The presence of parents is also fascinating. While there are clues of Jay’s mom and dad: family photos, an empty wine bottle, at least two instances of a sandwich plate left in her room (I felt a visceral comfort to seeing that sandwich garnished with orange chips, pickle, and OJ,) the only time any of these college kids see their parents is when they are being hunted. Parents are our caregivers, but maybe didn’t always give the best care. Even when they do, growing up is a painful time of separation where parents represent inevitable responsibility and aging process. At the same time, parents may be a little jealous of their child’s youth and opportunity. It Follows explores some of the phantoms and fears between one generation and the next. Again, the smudging between decades makes the connections and estrangements even more confusion.

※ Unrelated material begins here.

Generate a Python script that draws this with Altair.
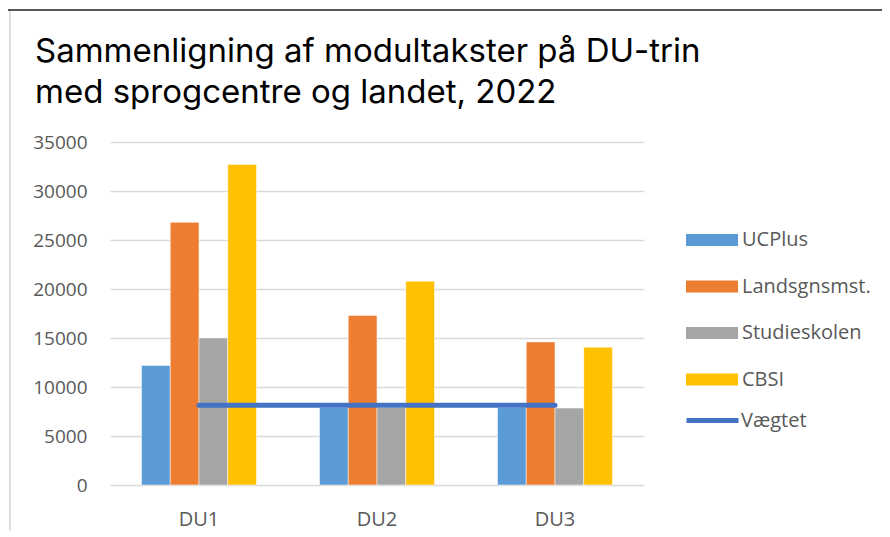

When everything is so related and connected, the demarcations between generations are smudged. There is nothing between us except the relentless chase of time, which stalks behind us, slowly, possibly catching up with us at any moment.
After a number of attempts to “escape” the shadow pursuing them, nothing is resolved. The end shot is creepy and ambiguous. Whether or not the person behind Jay and Paul is It is a bit irrelevant. This curse’s terror is as much about unknowns as it is about actually being followed. At least you know where it is when you are actively being. Once it’s passed along, the threat of it returning when you least suspect it is always there. Everyone you see walking towards you, whether you know them or not, is a possible monster. And, of course, you become a monster yourself, passing on not only death, but this horrible fear of the unknown more tangible and threatening than the low buzz of dread humans already harbor about our inevitable ends.